I am a lifelong Democrat who has worked for more than a decade to improve the policies and build the coalitions necessary for the success of the Affordable Care Act. Even so, I believe the ACA didn’t go far enough to guarantee universal and affordable health coverage.
So why I am so hopping mad about the “single-payer” bill – SB 562 – making its way through California’s legislature?
My frustration is with how the bill exploits widespread confusion about good healthcare policy and how other countries achieve them. The bill’s proponents lead people to believe that only the United States has a profit-based system and everywhere else has a fully government-run system producing better care at lower cost. In truth, every industrialized country has a hybrid system and all are wrestling with the same challenges – especially healthcare costs.
But advocates press on, saying SB 562 will bring healthcare access to people who can’t afford it, that it is backed by all right-thinking Democrats. Poppycock.
If you care about people, you have to care about policy. And this proposal is very poorly designed and impossible to implement.
Those legislators who voted it out of the Senate ignored the spectacular work of the Senate Appropriations committee staff, who pointed out all the bill’s fatal flaws. In any sane world, that would have sent proponents back to the drawing board. Instead, it sent them to the barricades, denouncing anyone who might oppose it.
What are these flaws? Start with the bill’s illegality. It would take all of the healthcare money being spent through Medicare, Medicaid, the Veterans Administration and other programs and put it into one big pot then California would ask for waivers from federal laws so we could spend the money as we please. In fact, we could not.

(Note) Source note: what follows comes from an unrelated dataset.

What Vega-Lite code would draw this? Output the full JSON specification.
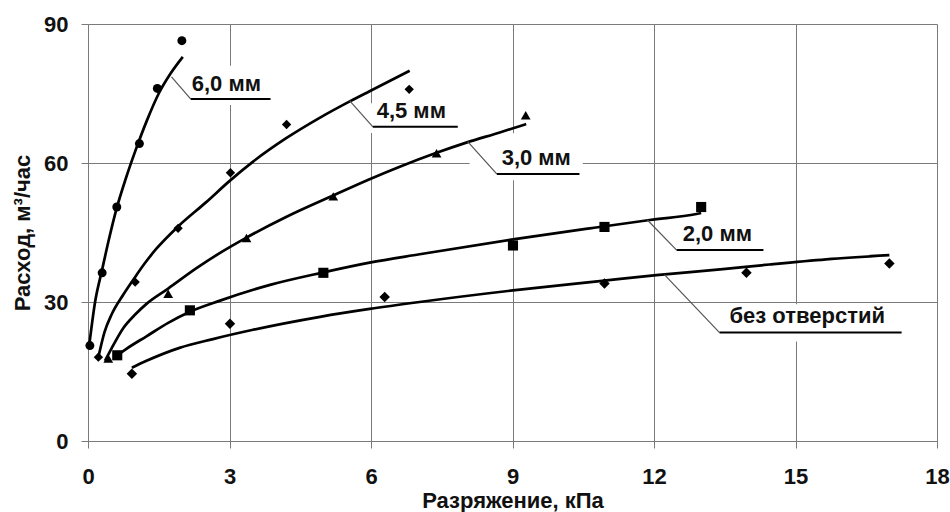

States are temporarily allowed to waive certain requirements of Medicare and Medicaid to experiment with improving those programs. But these waivers do not allow states to do away with these programs entirely. It would take a change in federal law to make the basic financing scheme possible, and there are many other provisions that would violate other federal laws – such as prohibitions on state regulation of the health benefits of large employers.

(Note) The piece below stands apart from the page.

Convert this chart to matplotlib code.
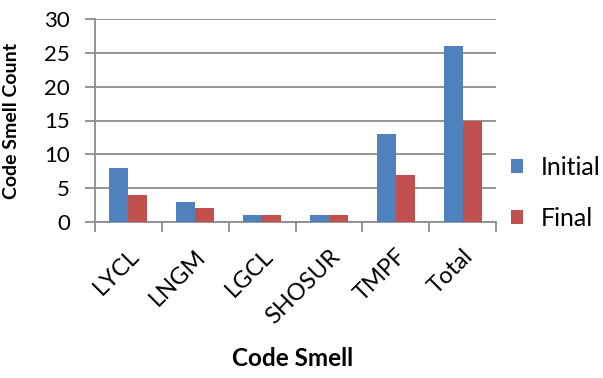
import numpy as np
import matplotlib
matplotlib.use("Agg")
import matplotlib.pyplot as plt

plt.rcParams['font.family'] = ['Lato', 'DejaVu Sans']

smells = ["LYCL", "LNGM", "LGCL", "SHOSUR", "TMPF", "Total"]
initial = [8, 3, 1, 1, 13, 26]
final = [4, 2, 1, 1, 7, 15]

blue = "#4F81BD"
red = "#C0504D"
grid_grey = "#8C8C8C"

fig = plt.figure(figsize=(6.03, 3.78), dpi=100)
ax = fig.add_axes([95 / 603, 1 - 222 / 378, (496 - 95) / 603, (222 - 19) / 378])

x = np.arange(len(smells))
w = 0.285
ax.bar(x - w / 2, initial, w, color=blue, label="Initial", zorder=3)
ax.bar(x + w / 2, final, w, color=red, label="Final", zorder=3)

ax.set_xlim(-0.5, len(smells) - 0.5)
ax.set_ylim(0, 30)
ax.set_yticks(range(0, 31, 5))
ax.yaxis.grid(True, color=grid_grey, linewidth=1.3, zorder=0)

for side in ("top", "right"):
    ax.spines[side].set_visible(False)
for side in ("left", "bottom"):
    ax.spines[side].set_color(grid_grey)
    ax.spines[side].set_linewidth(1.3)

# category boundaries as ticks on the x axis, labels in between
ax.set_xticks(np.arange(-0.5, len(smells), 1.0))
ax.set_xticklabels([])
ax.set_xticks(x, minor=True)
ax.set_xticklabels(smells, minor=True, rotation=45, ha="right", va="top",
                   rotation_mode="anchor", fontsize=17)
ax.tick_params(axis="x", which="major", length=7, color=grid_grey, width=1.3)
ax.tick_params(axis="x", which="minor", length=0, pad=17)
ax.tick_params(axis="y", length=7, color=grid_grey, width=1.3, labelsize=16, pad=11)

ax.set_ylabel("Code Smell Count", fontsize=14, fontweight="bold")
ax.yaxis.set_label_coords(-0.187, 0.5)
fig.text(293 / 603, 1 - 358 / 378, "Code Smell", fontsize=17.5, fontweight="bold",
         ha="center", va="center")

ax.legend(loc="center left", bbox_to_anchor=(1.037, 0.143), frameon=False,
          fontsize=18, handlelength=0.48, handleheight=0.48, handletextpad=0.7,
          labelspacing=1.15, borderpad=0, borderaxespad=0)

fig.savefig("out.png", dpi=100)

This bill takes an enormous problem – rising healthcare costs – and makes it a runaway train. The Senate Appropriations Committee put the price tag at $400 billion, twice the size of the state budget. But as big as the initial spending would be, the long-term cost would be much greater.
The bill encourages people to consume more health care, adding to costs. The bill makes co-payments for doctor’s visits illegal. The initial draft proposed that only providers of medical care would determine what is medically necessary. The legislation is based on a fee-for-service system – doctors would get paid for every procedure. That would encouraging them to perform a higher number of procedures.
There is literally nothing we have learned about healthcare in the past century that this bill’s authors appear to understand.
Health care systems, especially government-run systems, require management. The system being proposed here is essentially unmanaged. No country or state could afford such a system, in which patients are encouraged to consume as much healthcare as they want and doctors are paid more for every additional service they perform.
One final frustration: the efforts of those who are truly committed to universal affordable healthcare are needed elsewhere. The American Health Care Act, now in the Senate, would take a buzzsaw to our efforts to create universal healthcare, wiping away the gains of the ACA but also handicapping (if not destroying) the Medicaid program for lower-income individuals.
The California legislature should devote all its attention to opposing the federal legislation, and saving Medicaid.
Instead, the legislature is wasting time on this nonsense. Californians should be united around real progress on healthcare reform, not scattered by divisive fantasies.
Micah Weinberg, Ph.D., is president of the Bay Area Council Economic Institute.